● **Short problem**
Copy exactly, and only, the lines between the line holding "Output the web" and the line holding "var BAR_W = 181;", inclusive; skip the pictures.

● **Entries**
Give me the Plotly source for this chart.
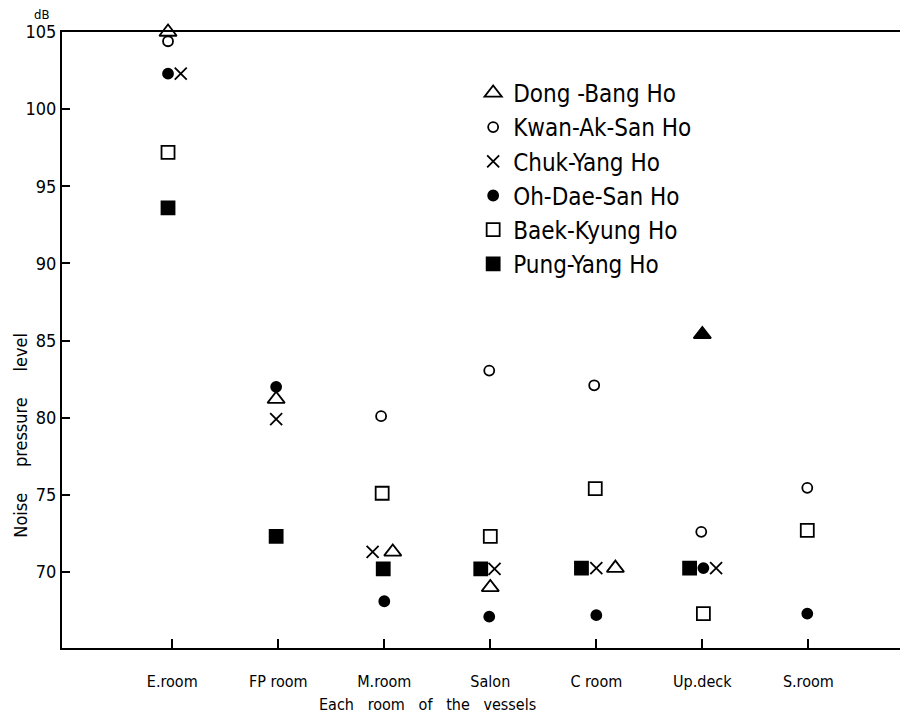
import plotly.graph_objects as go

rooms = ["E.room", "FP room", "M.room", "Salon", "C room", "Up.deck", "S.room"]
y_ticks = [70, 75, 80, 85, 90, 95, 100, 105]

dong_bang = [105.0, 81.2, 71.3, 69.0, 70.25, 85.4, None]
kwan_ak_san = [104.4, None, 80.1, 83.05, 82.1, 72.6, 75.45]
chuk_yang = [102.3, 79.9, 71.3, 70.2, 70.25, 70.25, None]
oh_dae_san = [102.3, 82.0, 68.1, 67.1, 67.2, 70.25, 67.3]
baek_kyung = [97.2, None, 75.1, 72.3, 75.4, 67.3, 72.7]
pung_yang = [93.6, 72.3, 70.2, 70.2, 70.25, 70.25, None]

# horizontal dodge (in category units) so coincident marks sit side by side
dodge = {
    "Dong -Bang Ho": [-0.04, -0.02, 0.08, 0.0, 0.18, 0.0, 0],
    "Kwan-Ak-San Ho": [-0.04, 0, -0.03, -0.01, -0.02, -0.01, -0.01],
    "Chuk-Yang Ho": [0.08, -0.02, -0.11, 0.04, 0.0, 0.13, 0],
    "Oh-Dae-San Ho": [-0.04, -0.02, 0.0, -0.01, 0.0, 0.01, -0.01],
    "Baek-Kyung Ho": [-0.04, 0, -0.02, 0.0, -0.01, 0.01, -0.01],
    "Pung-Yang Ho": [-0.04, -0.02, -0.01, -0.09, -0.14, -0.12, 0],
}

series = [
    ("Dong -Bang Ho", dong_bang, ["triangle-up-open"] * 5 + ["triangle-up", "triangle-up-open"], 15),
    ("Kwan-Ak-San Ho", kwan_ak_san, "circle-open", 10),
    ("Chuk-Yang Ho", chuk_yang, "x-thin-open", 12),
    ("Oh-Dae-San Ho", oh_dae_san, "circle", 10),
    ("Baek-Kyung Ho", baek_kyung, "square-open", 13),
    ("Pung-Yang Ho", pung_yang, "square", 13),
]

FONT = "Liberation Sans Narrow, DejaVu Sans Condensed, Liberation Sans, sans-serif"

fig = go.Figure()
for i, (name, vals, sym, size) in enumerate(series):
    xs = [k + dodge[name][k] for k in range(len(rooms))]
    fig.add_trace(go.Scatter(
        x=xs, y=vals, mode="markers", name=name,
        legendgroup=f"g{i}",
        cliponaxis=False,
        marker=dict(symbol=sym, size=size, color="black",
                    line=dict(color="black", width=1.8)),
    ))

# page body has an 8px margin; the figure is sized to fill the rest of the window
fig.update_layout(
    width=900, height=708,
    margin=dict(l=54, r=0, t=24, b=68, autoexpand=False),
    paper_bgcolor="white", plot_bgcolor="white",
    font=dict(family=FONT, color="black", size=17),
    showlegend=True,
    legend=dict(x=0.486, y=0.937, xanchor="left", yanchor="top",
                bgcolor="rgba(0,0,0,0)", font=dict(size=24, family=FONT),
                traceorder="grouped", tracegroupgap=0, itemsizing="trace"),
    xaxis=dict(range=[-1.04, 6.94], tickmode="array",
               tickvals=list(range(len(rooms))), ticktext=rooms,
               ticks="inside", ticklen=9, tickwidth=1.5, tickcolor="black",
               showline=True, linecolor="black", linewidth=2, mirror=True,
               showgrid=False, zeroline=False, ticklabelstandoff=18,
               automargin=False, tickfont=dict(size=16)),
    yaxis=dict(range=[65.07, 105], tickmode="array", tickvals=y_ticks,
               ticktext=[str(v) for v in y_ticks],
               ticks="inside", ticklen=8, tickwidth=1.5, tickcolor="black",
               showline=True, linecolor="black", linewidth=2,
               showgrid=False, zeroline=False, automargin=False,
               tickfont=dict(size=18)),
    annotations=[
        dict(text="Each\u00a0\u00a0 room\u00a0\u00a0 of\u00a0\u00a0 the\u00a0\u00a0 vessels",
             xref="paper", yref="paper", x=(427 - 62) / 846, y=-0.092,
             xanchor="center", yanchor="middle", showarrow=False,
             font=dict(size=16)),
        dict(text="Noise\u00a0\u00a0\u00a0\u00a0 pressure\u00a0\u00a0\u00a0\u00a0 level",
             xref="paper", yref="paper", x=-0.05, y=1 - (435 - 32) / 616,
             xanchor="center", yanchor="middle", textangle=-90, showarrow=False,
             font=dict(size=18)),
        dict(text="dB", xref="paper", yref="paper", x=-0.024, y=1.0,
             xanchor="center", yanchor="bottom", yshift=8, showarrow=False,
             font=dict(size=13)),
    ],
)

fig.write_html("out.html")
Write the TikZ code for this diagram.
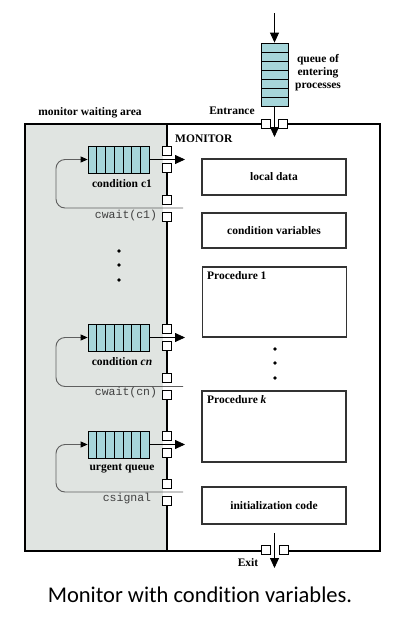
\documentclass[tikz,border=0pt]{standalone}
\usepackage{fontspec}
\setmainfont{Liberation Serif}
\setmonofont{Liberation Mono}
\newfontfamily\capfont[Ligatures=NoCommon]{Carlito}
\usetikzlibrary{arrows.meta}
\definecolor{waitgray}{RGB}{224,228,225}
\definecolor{qfill}{RGB}{166,214,218}
\definecolor{loopgray}{RGB}{95,95,95}
\begin{document}
\begin{tikzpicture}[x=1pt,y=-1pt,
  lbl/.style={font=\fontsize{11.5}{13}\selectfont\bfseries, inner sep=0pt},
  mono/.style={font=\fontsize{11.5}{13}\ttfamily, text=black!75, inner sep=0pt},
  hq/.style={draw=black, fill=qfill, line width=0.8pt, minimum width=61pt, minimum height=27pt, inner sep=0pt},
  vq/.style={draw=black, fill=qfill, line width=0.8pt, minimum width=27pt, minimum height=63pt, inner sep=0pt},
  gate/.style={draw=black, fill=white, line width=0.7pt, minimum size=9pt, inner sep=0pt},
  gapfill/.style={fill=white},
  procbox/.style={draw=black!80, line width=1.4pt, inner sep=0pt, minimum width=144pt, font=\fontsize{11.5}{13}\selectfont\bfseries},
  qarrow/.style={line width=0.8pt, -{Triangle[length=10pt,width=9pt]}},
  looparrow/.style={draw=loopgray, line width=0.9pt, rounded corners=9pt, -{Triangle[length=7pt,width=6pt,color=black]}},
  dot/.style={circle, fill=black, inner sep=0pt, minimum size=3.6pt}
]
\useasboundingbox (0,0) rectangle (405,622);
% waiting area
\fill[waitgray] (25,124) rectangle (167,551);
% outer border
\draw[line width=2.4pt] (25,124) rectangle (380,551);
% divider
\draw[line width=2pt] (167,124) -- (167,551);
% gaps in border and divider
\fill[gapfill] (270,121) rectangle (279,127);
\fill[gapfill] (270.7,547) rectangle (279,553);
\foreach \ya/\yb in {155.5/164, 203.5/212.5, 333/342, 382/391, 440/449, 487.5/496.5}
  \fill[gapfill] (162.5,\ya) rectangle (171.5,\yb);

% monitor boxes
\node[procbox, minimum height=36pt] (ld) at (274,177) {local data};
\node[procbox, minimum height=35pt] (cv) at (274,230.5) {condition variables};
\node[procbox, minimum height=70pt] (p1) at (274.5,302) {};
\node[lbl, anchor=north west] (p1lab) at (207,271) {Procedure 1};
\node[procbox, minimum height=71pt] (pk) at (274,426.5) {};
\node[lbl, anchor=north west] (pklab) at (207,395) {Procedure \textit{k}};
\node[procbox, minimum height=37pt] (ic) at (274,505.5) {initialization code};

% entrance queue
\node[vq] (eq) at (274.5,74.5) {};
\foreach \i in {1,...,6} \draw[line width=0.7pt] (261,{43+\i*9}) -- (288,{43+\i*9});
\coordinate (etop) at (274.5,13);
\coordinate (ein) at (274.5,137);
\draw[qarrow] (etop) -- (eq.north);
\draw[qarrow] (eq.south) -- (ein);
\node[gate] (eg1) at (265.5,124) {};
\node[gate] (eg2) at (283.3,124) {};

% exit
\coordinate (xtop) at (274.5,533);
\coordinate (xout) at (274.5,568);
\draw[qarrow] (xtop) -- (xout);
\node[gate] (xg1) at (266.2,550) {};
\node[gate] (xg2) at (283.5,550) {};

% condition c1
\node[hq] (q1) at (118.5,159.5) {};
\foreach \i in {1,...,6} \draw[line width=0.7pt] ({88+\i*61/7},146) -- ({88+\i*61/7},173);
\coordinate (a1) at (185,159.5);
\coordinate (l1) at (183,208);
\draw[qarrow] (q1.east) -- (a1);
\draw[looparrow] (l1) -- (56,208) -- (56,159.5) -- (q1.west);
\node[gate] (g1a) at (167,151) {};
\node[gate] (g1b) at (167,168) {};
\node[gate] (g1c) at (167,199.5) {};
\node[gate] (g1d) at (167,216.5) {};
\node[lbl] (c1lab) at (122,184) {condition c1};
\node[mono] (w1) at (126,216) {cwait(c1)};

% dots
\node[dot] (d1) at (119,251) {};
\node[dot] (d2) at (119,265) {};
\node[dot] (d3) at (119,280) {};
\node[dot] (d4) at (275,349) {};
\node[dot] (d5) at (275,363) {};
\node[dot] (d6) at (275,378) {};

% condition cn
\node[hq] (qn) at (118.5,337.5) {};
\foreach \i in {1,...,6} \draw[line width=0.7pt] ({88+\i*61/7},324) -- ({88+\i*61/7},351);
\coordinate (an) at (185,337.5);
\coordinate (ln) at (183,386.5);
\draw[qarrow] (qn.east) -- (an);
\draw[looparrow] (ln) -- (56,386.5) -- (56,337.5) -- (qn.west);
\node[gate] (gna) at (167,329) {};
\node[gate] (gnb) at (167,346) {};
\node[gate] (gnc) at (167,378) {};
\node[gate] (gnd) at (167,395) {};
\node[lbl] (cnlab) at (122,362) {condition \textit{cn}};
\node[mono] (wn) at (126,393) {cwait(cn)};

% urgent queue
\node[hq] (qu) at (118.5,444.5) {};
\foreach \i in {1,...,6} \draw[line width=0.7pt] ({88+\i*61/7},431) -- ({88+\i*61/7},458);
\coordinate (au) at (185,444.5);
\coordinate (lu) at (183,492);
\draw[qarrow] (qu.east) -- (au);
\draw[looparrow] (lu) -- (56,492) -- (56,444.5) -- (qu.west);
\node[gate] (gua) at (167,436) {};
\node[gate] (gub) at (167,453) {};
\node[gate] (guc) at (167,483.5) {};
\node[gate] (gud) at (167,500.5) {};
\node[lbl] (uqlab) at (122,469) {urgent queue};
\node[mono] (sg) at (127,499) {csignal};

% labels
\node[lbl, align=center] (qlab) at (318,73) {queue of\\entering\\processes};
\node[lbl] (ent) at (232,111) {Entrance};
\node[lbl] (mwa) at (90,113) {monitor waiting area};
\node[lbl, anchor=west] (mon) at (175,139) {MONITOR};
\node[lbl] (exl) at (248,563) {Exit};
\node[font=\capfont\fontsize{22.5}{27}\selectfont, inner sep=0pt, anchor=base] (cap) at (200,602) {Monitor with condition variables.};
\end{tikzpicture}
\end{document}
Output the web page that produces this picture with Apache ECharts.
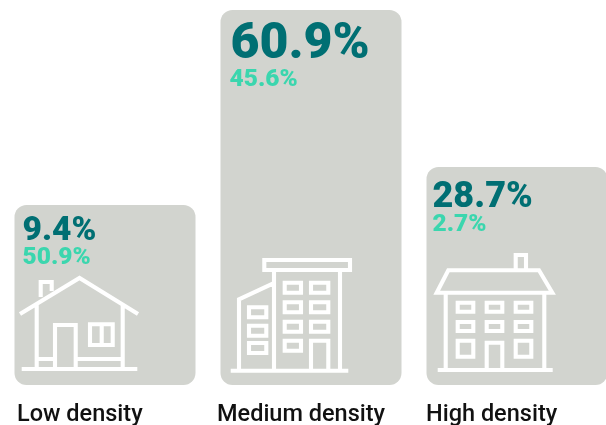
<!DOCTYPE html>
<html>
<head>
<meta charset="utf-8">
<style>
html, body { margin: 0; padding: 0; background: #fff; }
#chart { width: 606px; height: 425px; }
</style>
<script src="https://cdn.jsdelivr.net/npm/echarts@6/dist/echarts.min.js"></script>
</head>
<body>
<div id="chart"></div>
<script>
var categories = ['Low density', 'Medium density', 'High density'];
var darkShare = [9.4, 60.9, 28.7];
var greenShare = [50.9, 45.6, 2.7];
// bar heights do not follow the percentages in the original
var barHeights = [180, 375, 218];

var chart = echarts.init(document.getElementById('chart'));

// text placement per bar, relative to the top left corner of the bar
var darkSize = [33.5, 50, 36];
var darkX = [8, 10, 6];
var darkY = [26.5, 35.5, 31];
var greenX = [8, 9, 6];
var greenY = [53, 70, 58];
var nameX = [2.5, -3.5, -0.5];

var BAR_W = 181;

// building icons
var iconPaths = [
	// low density house
	'M20 314 L79.5 278 L138 314 M36.7 303 V368 M122.7 304 V368 M40.7 297 V282 H51.7 V291 ' +
	'M55 368 V325 H75.7 V368 M90 324.3 H112.7 V345 H90 Z M101.7 324 V345 M21.7 369 H137.3 M37 359 H55 M76 359 H122',
	// medium density block
	'M264.3 260 H350 V270 H264.3 Z M274 270 V370 M340 270 V370 M239 369 V299.3 L273.3 283.3 M230.7 370.7 H348.3 ' +
	'M284.7 282.7 H301 V292.7 H284.7 Z M311 282.7 H328.3 V292.7 H311 Z ' +
	'M284.7 302.3 H301 V312.3 H284.7 Z M311 302.3 H328.3 V312.3 H311 Z ' +
	'M284.7 321.7 H301 V331.7 H284.7 Z M311 321.7 H328.3 V331.7 H311 Z ' +
	'M284.7 340.7 H301 V350.7 H284.7 Z M311 370 V340.7 H328.3 V370 ' +
	'M249 307.3 H266.3 V317.3 H249 Z M249 325.7 H266.3 V335.7 H249 Z M249 343 H266.3 V353 H249 Z',
	// high density terrace
	'M515.7 269 V255 H526 V269 M448.3 270.3 H539 L552.3 292.7 H436.7 Z M445.7 293 V370 M544.3 293 V370 M437.7 370 H552.7 ' +
	'M457.7 302.7 H473.3 V311.7 H457.7 Z M486.7 302.7 H502.3 V311.7 H486.7 Z M515.7 302.7 H531.3 V311.7 H515.7 Z ' +
	'M457.7 322 H473.3 V331 H457.7 Z M486.7 322 H502.3 V331 H486.7 Z M515.7 322 H531.3 V331 H515.7 Z ' +
	'M457.7 340.7 H473.3 V356.7 H457.7 Z M515.7 340.7 H531.3 V356.7 H515.7 Z M486.7 370 V342.7 H502.3 V370'
];

function renderExtras(params, api) {
	var i = params.dataIndex;
	var top = api.coord([i, barHeights[i]]);
	var base = api.coord([i, 0]);
	var left = top[0] - BAR_W / 2;
	return {
		type: 'group',
		children: [
			{
				type: 'path',
				shape: { pathData: iconPaths[i] },
				style: { fill: 'none', stroke: '#ffffff', lineWidth: 4.1 }
			},
			{
				type: 'text',
				style: {
					x: left + darkX[i], y: top[1] + darkY[i],
					text: darkShare[i] + '%',
					fill: '#006f73',
					font: '900 ' + darkSize[i] + 'px Roboto',
					verticalAlign: 'middle'
				}
			},
			{
				type: 'text',
				style: {
					x: left + greenX[i], y: top[1] + greenY[i],
					text: greenShare[i].toFixed(1) + '%',
					fill: '#3bd6ae',
					font: '900 24.5px Roboto',
					verticalAlign: 'middle'
				}
			},
			{
				type: 'text',
				style: {
					x: left + nameX[i], y: base[1] + 30.5,
					text: categories[i],
					fill: '#111111',
					font: '500 23.5px Roboto',
					verticalAlign: 'middle'
				}
			}
		]
	};
}

var option = {
	animation: false,
	grid: { left: 2, top: 0, right: -14, bottom: 40, outerBoundsMode: 'none' },
	xAxis: {
		type: 'category',
		data: categories,
		axisLine: { show: false },
		axisTick: { show: false },
		axisLabel: { show: false }
	},
	yAxis: {
		type: 'value',
		min: 0,
		max: 385,
		show: false
	},
	series: [
		{
			type: 'bar',
			data: barHeights,
			barWidth: BAR_W,
			itemStyle: { color: '#d2d4cf', borderRadius: 12 }
		},
		{
			type: 'custom',
			data: darkShare,
			clip: false,
			z: 5,
			renderItem: renderExtras
		}
	]
};
chart.setOption(option);
</script>
</body>
</html>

● **Reply**
Output the web page that produces this picture with Apache ECharts.
<!DOCTYPE html>
<html>
<head>
<meta charset="utf-8">
<style>
html, body { margin: 0; padding: 0; background: #fff; }
#chart { width: 606px; height: 425px; }
</style>
<script src="https://cdn.jsdelivr.net/npm/echarts@6/dist/echarts.min.js"></script>
</head>
<body>
<div id="chart"></div>
<script>
var categories = ['Low density', 'Medium density', 'High density'];
var darkShare = [9.4, 60.9, 28.7];
var greenShare = [50.9, 45.6, 2.7];
// bar heights do not follow the percentages in the original
var barHeights = [180, 375, 218];

var chart = echarts.init(document.getElementById('chart'));

// text placement per bar, relative to the top left corner of the bar
var darkSize = [33.5, 50, 36];
var darkX = [8, 10, 6];
var darkY = [26.5, 35.5, 31];
var greenX = [8, 9, 6];
var greenY = [53, 70, 58];
var nameX = [2.5, -3.5, -0.5];

var BAR_W = 181;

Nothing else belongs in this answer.